What you should do -> Please retype the records below exactly, leaving out any pictures.
***** Input material *****
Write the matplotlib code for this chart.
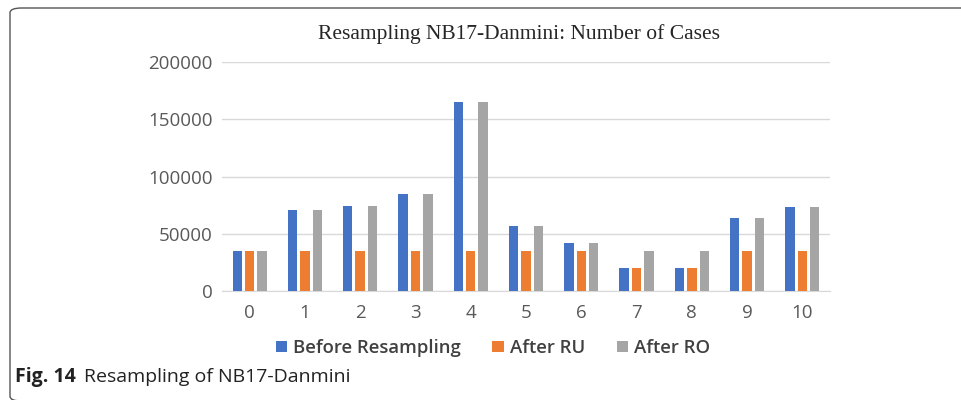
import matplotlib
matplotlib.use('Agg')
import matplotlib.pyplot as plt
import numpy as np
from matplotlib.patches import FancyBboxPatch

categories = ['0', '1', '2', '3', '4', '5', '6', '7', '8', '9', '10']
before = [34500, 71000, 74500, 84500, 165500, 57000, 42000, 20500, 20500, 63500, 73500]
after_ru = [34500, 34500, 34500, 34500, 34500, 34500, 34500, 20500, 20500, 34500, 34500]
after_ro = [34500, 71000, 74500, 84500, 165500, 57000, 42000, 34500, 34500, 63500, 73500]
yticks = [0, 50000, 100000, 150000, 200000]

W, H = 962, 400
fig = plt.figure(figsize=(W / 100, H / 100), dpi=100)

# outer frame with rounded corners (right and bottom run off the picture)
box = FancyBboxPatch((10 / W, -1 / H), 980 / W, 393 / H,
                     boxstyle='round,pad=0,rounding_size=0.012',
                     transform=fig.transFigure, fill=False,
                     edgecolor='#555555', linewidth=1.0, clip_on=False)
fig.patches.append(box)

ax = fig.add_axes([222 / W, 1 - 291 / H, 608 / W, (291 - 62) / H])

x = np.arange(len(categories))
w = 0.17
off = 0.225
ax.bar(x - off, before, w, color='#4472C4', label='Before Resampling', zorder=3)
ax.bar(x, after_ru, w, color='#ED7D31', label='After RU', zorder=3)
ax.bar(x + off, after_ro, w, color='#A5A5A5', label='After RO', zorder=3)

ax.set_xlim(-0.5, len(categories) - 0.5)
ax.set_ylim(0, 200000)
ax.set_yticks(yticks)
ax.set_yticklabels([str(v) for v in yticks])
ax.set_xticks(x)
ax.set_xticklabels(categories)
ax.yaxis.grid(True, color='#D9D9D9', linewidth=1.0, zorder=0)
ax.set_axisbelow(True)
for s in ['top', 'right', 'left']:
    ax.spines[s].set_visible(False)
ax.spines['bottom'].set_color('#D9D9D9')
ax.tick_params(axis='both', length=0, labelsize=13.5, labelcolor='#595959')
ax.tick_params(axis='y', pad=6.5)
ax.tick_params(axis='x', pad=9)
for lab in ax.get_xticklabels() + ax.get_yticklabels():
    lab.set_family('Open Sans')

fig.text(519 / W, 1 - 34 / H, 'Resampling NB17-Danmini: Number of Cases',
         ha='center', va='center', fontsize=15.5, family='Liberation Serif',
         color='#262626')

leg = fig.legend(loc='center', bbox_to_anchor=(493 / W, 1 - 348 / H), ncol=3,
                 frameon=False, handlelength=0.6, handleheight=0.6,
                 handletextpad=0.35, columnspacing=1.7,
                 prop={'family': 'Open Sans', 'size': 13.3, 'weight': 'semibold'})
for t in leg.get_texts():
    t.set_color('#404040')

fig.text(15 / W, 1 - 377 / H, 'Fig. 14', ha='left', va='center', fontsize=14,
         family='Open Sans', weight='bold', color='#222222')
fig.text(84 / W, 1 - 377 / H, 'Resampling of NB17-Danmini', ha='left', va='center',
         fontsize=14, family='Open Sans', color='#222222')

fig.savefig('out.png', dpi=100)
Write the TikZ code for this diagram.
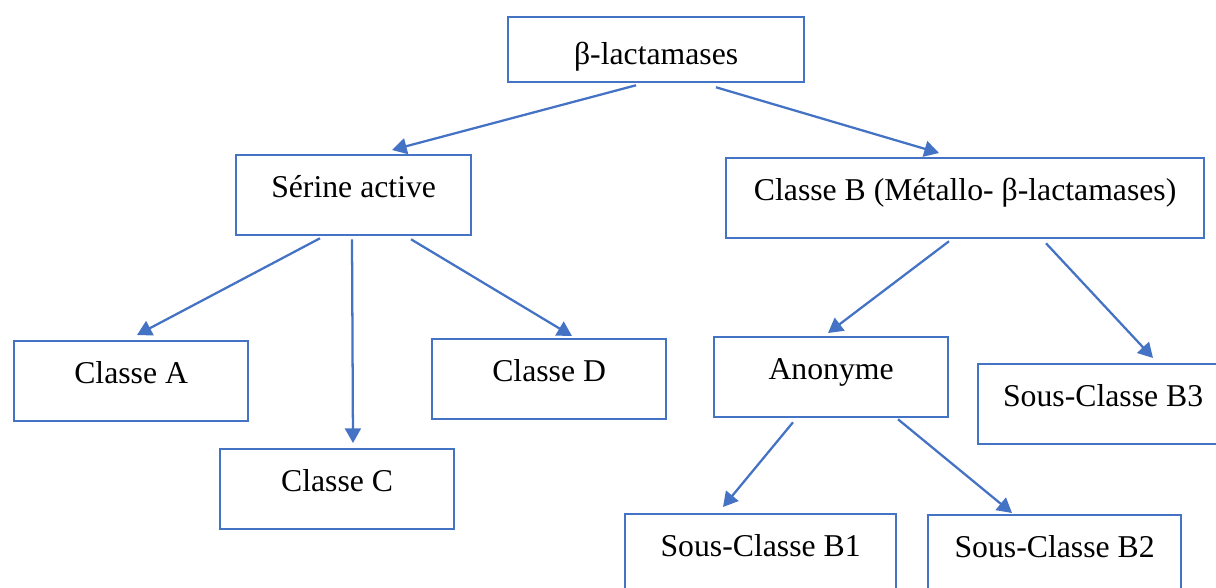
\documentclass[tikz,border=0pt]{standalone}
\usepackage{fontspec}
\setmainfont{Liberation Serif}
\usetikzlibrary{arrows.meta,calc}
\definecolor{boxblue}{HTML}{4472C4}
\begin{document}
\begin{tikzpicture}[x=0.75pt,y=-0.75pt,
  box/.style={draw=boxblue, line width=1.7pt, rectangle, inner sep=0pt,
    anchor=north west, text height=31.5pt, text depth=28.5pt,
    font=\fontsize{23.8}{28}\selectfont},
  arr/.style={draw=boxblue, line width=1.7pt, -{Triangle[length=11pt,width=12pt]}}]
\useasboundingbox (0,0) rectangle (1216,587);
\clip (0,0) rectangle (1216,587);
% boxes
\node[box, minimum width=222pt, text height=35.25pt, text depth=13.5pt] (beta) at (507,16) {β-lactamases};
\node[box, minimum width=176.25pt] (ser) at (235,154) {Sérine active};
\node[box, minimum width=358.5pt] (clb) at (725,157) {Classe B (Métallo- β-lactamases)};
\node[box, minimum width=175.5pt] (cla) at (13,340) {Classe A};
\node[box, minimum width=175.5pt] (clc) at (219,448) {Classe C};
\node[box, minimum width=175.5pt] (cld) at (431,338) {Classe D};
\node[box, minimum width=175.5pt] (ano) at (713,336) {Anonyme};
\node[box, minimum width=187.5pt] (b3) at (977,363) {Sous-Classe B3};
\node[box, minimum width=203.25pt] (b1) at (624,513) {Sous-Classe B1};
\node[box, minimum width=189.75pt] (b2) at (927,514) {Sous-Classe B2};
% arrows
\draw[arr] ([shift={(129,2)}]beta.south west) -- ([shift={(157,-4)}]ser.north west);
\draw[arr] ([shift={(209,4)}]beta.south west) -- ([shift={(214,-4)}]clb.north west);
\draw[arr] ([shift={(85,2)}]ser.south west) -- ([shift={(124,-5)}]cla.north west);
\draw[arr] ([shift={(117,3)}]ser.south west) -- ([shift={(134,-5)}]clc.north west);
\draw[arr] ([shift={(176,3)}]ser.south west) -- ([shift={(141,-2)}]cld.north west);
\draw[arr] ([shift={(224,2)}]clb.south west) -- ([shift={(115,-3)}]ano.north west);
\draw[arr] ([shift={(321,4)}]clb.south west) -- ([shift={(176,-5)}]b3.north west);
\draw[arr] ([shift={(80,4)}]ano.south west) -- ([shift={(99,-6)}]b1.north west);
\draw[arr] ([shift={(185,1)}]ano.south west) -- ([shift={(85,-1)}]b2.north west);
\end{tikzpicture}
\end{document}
*****
Solved exercise ->
Write the matplotlib code for this chart.
import matplotlib
matplotlib.use('Agg')
import matplotlib.pyplot as plt
import numpy as np
from matplotlib.patches import FancyBboxPatch

categories = ['0', '1', '2', '3', '4', '5', '6', '7', '8', '9', '10']
before = [34500, 71000, 74500, 84500, 165500, 57000, 42000, 20500, 20500, 63500, 73500]
after_ru = [34500, 34500, 34500, 34500, 34500, 34500, 34500, 20500, 20500, 34500, 34500]
after_ro = [34500, 71000, 74500, 84500, 165500, 57000, 42000, 34500, 34500, 63500, 73500]
yticks = [0, 50000, 100000, 150000, 200000]

W, H = 962, 400
fig = plt.figure(figsize=(W / 100, H / 100), dpi=100)

# outer frame with rounded corners (right and bottom run off the picture)
box = FancyBboxPatch((10 / W, -1 / H), 980 / W, 393 / H,
                     boxstyle='round,pad=0,rounding_size=0.012',
                     transform=fig.transFigure, fill=False,
                     edgecolor='#555555', linewidth=1.0, clip_on=False)
fig.patches.append(box)

ax = fig.add_axes([222 / W, 1 - 291 / H, 608 / W, (291 - 62) / H])

x = np.arange(len(categories))
w = 0.17
off = 0.225
ax.bar(x - off, before, w, color='#4472C4', label='Before Resampling', zorder=3)
ax.bar(x, after_ru, w, color='#ED7D31', label='After RU', zorder=3)
ax.bar(x + off, after_ro, w, color='#A5A5A5', label='After RO', zorder=3)

ax.set_xlim(-0.5, len(categories) - 0.5)
ax.set_ylim(0, 200000)
ax.set_yticks(yticks)
ax.set_yticklabels([str(v) for v in yticks])
ax.set_xticks(x)
ax.set_xticklabels(categories)
ax.yaxis.grid(True, color='#D9D9D9', linewidth=1.0, zorder=0)
ax.set_axisbelow(True)
for s in ['top', 'right', 'left']:
    ax.spines[s].set_visible(False)
ax.spines['bottom'].set_color('#D9D9D9')
ax.tick_params(axis='both', length=0, labelsize=13.5, labelcolor='#595959')
ax.tick_params(axis='y', pad=6.5)
ax.tick_params(axis='x', pad=9)
for lab in ax.get_xticklabels() + ax.get_yticklabels():
    lab.set_family('Open Sans')

fig.text(519 / W, 1 - 34 / H, 'Resampling NB17-Danmini: Number of Cases',
         ha='center', va='center', fontsize=15.5, family='Liberation Serif',
         color='#262626')

leg = fig.legend(loc='center', bbox_to_anchor=(493 / W, 1 - 348 / H), ncol=3,
                 frameon=False, handlelength=0.6, handleheight=0.6,
                 handletextpad=0.35, columnspacing=1.7,
                 prop={'family': 'Open Sans', 'size': 13.3, 'weight': 'semibold'})
for t in leg.get_texts():
    t.set_color('#404040')

fig.text(15 / W, 1 - 377 / H, 'Fig. 14', ha='left', va='center', fontsize=14,
         family='Open Sans', weight='bold', color='#222222')
fig.text(84 / W, 1 - 377 / H, 'Resampling of NB17-Danmini', ha='left', va='center',
         fontsize=14, family='Open Sans', color='#222222')

fig.savefig('out.png', dpi=100)
Write the TikZ code for this diagram.
\documentclass[tikz,border=0pt]{standalone}
\usepackage{fontspec}
\setmainfont{Liberation Serif}
\usetikzlibrary{arrows.meta,calc}
\definecolor{boxblue}{HTML}{4472C4}
\begin{document}
\begin{tikzpicture}[x=0.75pt,y=-0.75pt,
  box/.style={draw=boxblue, line width=1.7pt, rectangle, inner sep=0pt,
    anchor=north west, text height=31.5pt, text depth=28.5pt,
    font=\fontsize{23.8}{28}\selectfont},
  arr/.style={draw=boxblue, line width=1.7pt, -{Triangle[length=11pt,width=12pt]}}]
\useasboundingbox (0,0) rectangle (1216,587);
\clip (0,0) rectangle (1216,587);
% boxes
\node[box, minimum width=222pt, text height=35.25pt, text depth=13.5pt] (beta) at (507,16) {β-lactamases};
\node[box, minimum width=176.25pt] (ser) at (235,154) {Sérine active};
\node[box, minimum width=358.5pt] (clb) at (725,157) {Classe B (Métallo- β-lactamases)};
\node[box, minimum width=175.5pt] (cla) at (13,340) {Classe A};
\node[box, minimum width=175.5pt] (clc) at (219,448) {Classe C};
\node[box, minimum width=175.5pt] (cld) at (431,338) {Classe D};
\node[box, minimum width=175.5pt] (ano) at (713,336) {Anonyme};
\node[box, minimum width=187.5pt] (b3) at (977,363) {Sous-Classe B3};
\node[box, minimum width=203.25pt] (b1) at (624,513) {Sous-Classe B1};
\node[box, minimum width=189.75pt] (b2) at (927,514) {Sous-Classe B2};
% arrows
\draw[arr] ([shift={(129,2)}]beta.south west) -- ([shift={(157,-4)}]ser.north west);
\draw[arr] ([shift={(209,4)}]beta.south west) -- ([shift={(214,-4)}]clb.north west);
\draw[arr] ([shift={(85,2)}]ser.south west) -- ([shift={(124,-5)}]cla.north west);
\draw[arr] ([shift={(117,3)}]ser.south west) -- ([shift={(134,-5)}]clc.north west);
\draw[arr] ([shift={(176,3)}]ser.south west) -- ([shift={(141,-2)}]cld.north west);
\draw[arr] ([shift={(224,2)}]clb.south west) -- ([shift={(115,-3)}]ano.north west);
\draw[arr] ([shift={(321,4)}]clb.south west) -- ([shift={(176,-5)}]b3.north west);
\draw[arr] ([shift={(80,4)}]ano.south west) -- ([shift={(99,-6)}]b1.north west);
\draw[arr] ([shift={(185,1)}]ano.south west) -- ([shift={(85,-1)}]b2.north west);
\end{tikzpicture}
\end{document}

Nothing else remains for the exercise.